Worked example: PlainSentencing disparity-score interpretation
Each district in our dataset has a disparity score derived from the deviation of its sentence distribution from a national offense-mix-adjusted benchmark. A district with disparity 1.18 means its average sentence is 18% above the offense-mix-adjusted national median; disparity 0.85 means 15% below. For example, the Eastern District of Kentucky has disparity 1.12, the Northern District of California 0.91. After offense-mix adjustment, the Kentucky district still runs about 12% longer than the national benchmark for the same offense composition, while NDCA runs 9% shorter. The unexplained residual after offense, criminal-history, and acceptance adjustments shrinks the gap to about 6% in Kentucky and 4% in NDCA — but that residual is real and persistent.

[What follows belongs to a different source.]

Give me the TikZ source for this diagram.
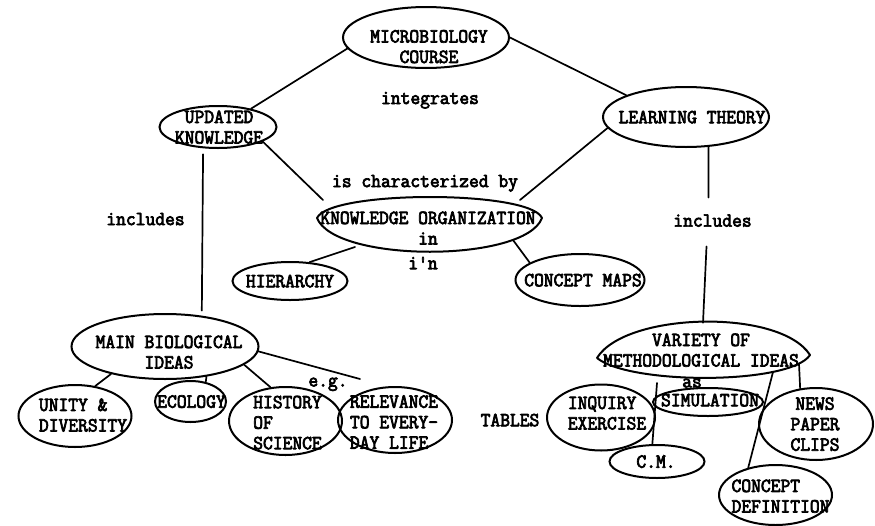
\documentclass[tikz,border=0pt]{standalone}
\usepackage{fontspec}
\usetikzlibrary{shapes.geometric}
\newfontfamily\typewriter{Latin Modern Mono}[FakeBold=3.5, FakeStretch=0.95]
\newcommand\mapfont{\fontsize{20}{20.5}\selectfont\typewriter}
\tikzset{
  concept/.style n args={2}{ellipse, draw, line width=2pt, inner sep=0pt,
    minimum width=#1pt, minimum height=#2pt},
  hull/.style n args={2}{ellipse, inner sep=0pt,
    minimum width=#1pt, minimum height=#2pt},
  outline/.style={line width=2pt, line join=round},
  lbl/.style={font=\mapfont, inner sep=0pt, align=center, text depth=0pt},
  lbll/.style={lbl, align=left},
  link/.style={line width=1.7pt, line cap=round},
}
\begin{document}
\begin{tikzpicture}[x=1pt, y=-1pt]
\useasboundingbox (0,0) rectangle (875,525);

% top level
\node[concept={166}{61}, label={[lbl,shift={(3,9)}]center:MICROBIOLOGY\\COURSE}] (mc) at (426,37.5) {};
\node[concept={117}{42}, label={[lbl,shift={(1,0)}]center:UPDATED\\KNOWLEDGE}] (uk) at (218,127) {};
\node[concept={166}{60}, label={[lbl,shift={(6,0)}]center:LEARNING THEORY}] (lt) at (686,117) {};
\node[lbl] (intg) at (430,98) {integrates};

% knowledge organization (lens outline drawn below)
\node[hull={226}{56}, label={[lbl,shift={(-2,4)}]center:KNOWLEDGE ORGANIZATION\\in}] (ko) at (430,224) {};
\draw[outline, shift={(ko.center)}] (-113,-6) .. controls (-100,-34) and (100,-34) .. (112,-6)
  .. controls (95,39) and (-95,39) .. cycle;
\node[lbl] (ic) at (425,181) {is characterized by};
\node[lbl] (in2) at (423,263) {i'n};
\node[concept={115}{38}, label={[lbl]center:HIERARCHY}] (hi) at (290,281) {};
\node[concept={129}{52}, label={[lbl,shift={(3,0)}]center:CONCEPT MAPS}] (cm) at (580,280) {};

\node[lbl] (incl) at (145.5,219) {includes};
\node[lbl] (incr) at (712.5,220.5) {includes};

% biology branch
\node[concept={187}{65}, label={[lbl,shift={(4,5.5)}]center:MAIN BIOLOGICAL\\IDEAS}] (mbi) at (165,346.5) {};
\node[concept={113}{62}, label={[lbll,shift={(8,-1)}]center:UNITY \&\\DIVERSITY}] (ud) at (75,416) {};
\node[concept={71}{41}, label={[lbl,shift={(1,0)}]center:ECOLOGY}] (eco) at (190.5,401.5) {};
\node[concept={113}{68}, label={[lbll,shift={(2,1.5)}]center:HISTORY\\OF\\SCIENCE}] (hos) at (285.5,421) {};
\node[concept={114}{66}, label={[lbll,shift={(-1,2)}]center:RELEVANCE\\TO EVERY-\\DAY LIFE}] (rel) at (395,420) {};
\node[lbl] (eg) at (328,382) {e.g.};
\node[lbl] (tab) at (510,420) {TABLES};

% methodology branch (lens outline drawn below)
\node[hull={214}{54}, label={[lbl,shift={(-2,0)}]center:VARIETY OF\\METHODOLOGICAL IDEAS}] (var) at (703,350) {};
\draw[outline, shift={(var.center)}] (-106,8) .. controls (-78,-38) and (77,-42) .. (107,5)
  .. controls (87,35) and (-73,35) .. cycle;
\node[lbl] (as) at (692,383) {as};
\node[concept={108}{66}, label={[lbll,shift={(6,-4.5)}]center:INQUIRY\\EXERCISE}] (inq) at (601,417.5) {};
\node[concept={110}{28}, label={[lbl,shift={(2,-2)}]center:SIMULATION}] (sim) at (708,402) {};
\node[concept={114}{72}, label={[lbl,shift={(-1,0)}]center:NEWS\\PAPER\\CLIPS}] (news) at (816,424) {};
\node[concept={95}{33}, label={[lbl,shift={(-1,0)}]center:C.M.}] (cmn) at (657,461.5) {};
\node[concept={113}{60}, label={[lbll,shift={(5,1)}]center:CONCEPT\\DEFINITION}] (cd) at (775.5,495) {};

% connectors
\draw[link] (mc.188) -- (uk.29);
\draw[link] (mc.east) -- (lt.160);
\draw[link] (uk.-18) -- ([shift={(-107,-24)}]ko.center);
\draw[link] (lt.188) -- ([shift={(90,-24)}]ko.center);
\draw[link] ([shift={(-75,23)}]ko.center) -- (hi.44);
\draw[link] ([shift={(83,16)}]ko.center) -- (cm.161);
\draw[link, shorten <=6pt, shorten >=5pt] (uk.-125) -- (mbi.40);
\draw[link] (lt.-53) -- ([shift={(-4,-23)}]incr.center);
\draw[link] ([shift={(-6,26)}]incr.center) -- (var.north);
\draw[link] (mbi.207) -- (ud.56);
\draw[link] (mbi.-36) -- (eco.52);
\draw[link] (mbi.-13) -- (hos.114);
\draw[link] (mbi.-3) -- ([shift={(-35,-41)}]rel.center);
\draw[link] ([shift={(-46,33)}]var.center) -- (cmn.105);
\draw[link] ([shift={(70,22)}]var.center) -- (cd.135);
\draw[link] ([shift={(96,14)}]var.center) -- (news.114);
\end{tikzpicture}
\end{document}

Disparity component decomposition
| Component | Typical magnitude | Source |
|---|---|---|
| Offense-mix effect | ±25% | Local crime patterns |
| Mandatory-minimum hit rate | ±18% | Charging decisions |
| 5K1.1 cooperation rate | ±15% | Prosecutorial culture |
| §3553(a) variance rate | ±12% | Judicial discretion |
| Criminal history mix | ±10% | Defendant pool |
| Unexplained residual | ±7% | Multiple factors |
Using disparity scores responsibly
PlainSentencing disparity scores are best used for three purposes. First, surfacing districts where further investigation may be warranted — a district persistently 20%+ above benchmark merits closer review by researchers, defenders, and policy makers. Second, tracking trends over time within a district — a district whose disparity score moved from 1.15 to 1.02 over five years is becoming more aligned with national norms, and that trajectory is informative regardless of the starting point. Third, comparing similar-sized peer districts — a high-volume urban district with disparity 1.1 is meaningfully different from a similar district with disparity 0.95, even if both fall within the normal range. Avoid using disparity scores to compare individual judges, to predict outcomes in pending cases, or to allege specific instances of unfair sentencing. The scores are district-level statistical aggregates, not case-level findings.